SpatialSojourner speaking from personal experience begged "Please, please, please contact them first to give them a heads up...I work at a small firm that constantly gets random students dropping by to drop off their stuff. It's so awkward and even more so if we're in meetings" and HandsumCa$hMoneyYo advised going old-school "definitely send an email first...If you really want to blow their mind, send a snail mail letter and take the opportunity to show off your penmanship by handwriting it. Older architects specially love that kind of thing".
Finally, juniiboy was looking for help with a design problem "which is a prison. It has to be modern and it is situated in an islet".

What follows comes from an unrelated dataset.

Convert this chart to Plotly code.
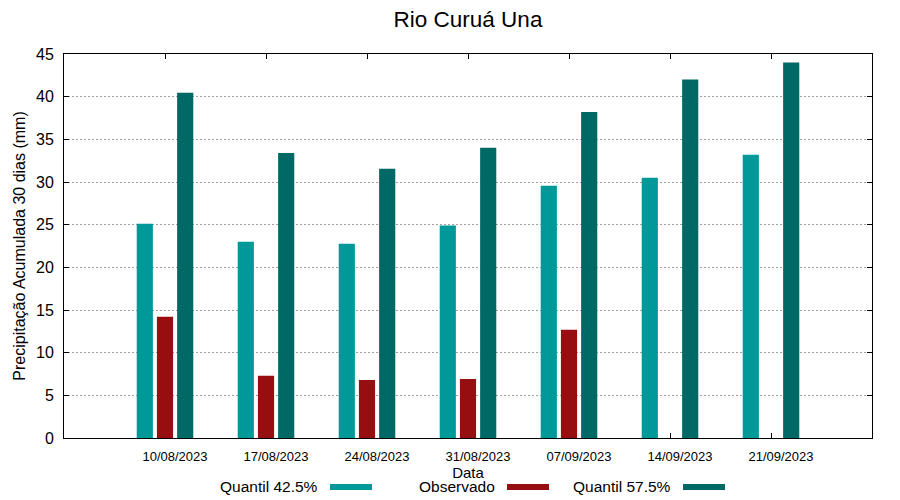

tammuz noted "I had a teacher who had brought up prisons, penitentiary architecture as an object of moral concern irrespective of design intent...She herself said she would not assign such a brief to her students. So, you see, its not a totally uncontroversial issue". Based on the posted image MyDream believed junilboy should "take a look at Alcatraz and how it was situated on the site and how were corridors designed and use that as a general concept with corrections and changes of course" though Volunteer suggested looking up "photos of the French prison ruins off New Guinea. And view the Steve McQueen movie Papillon".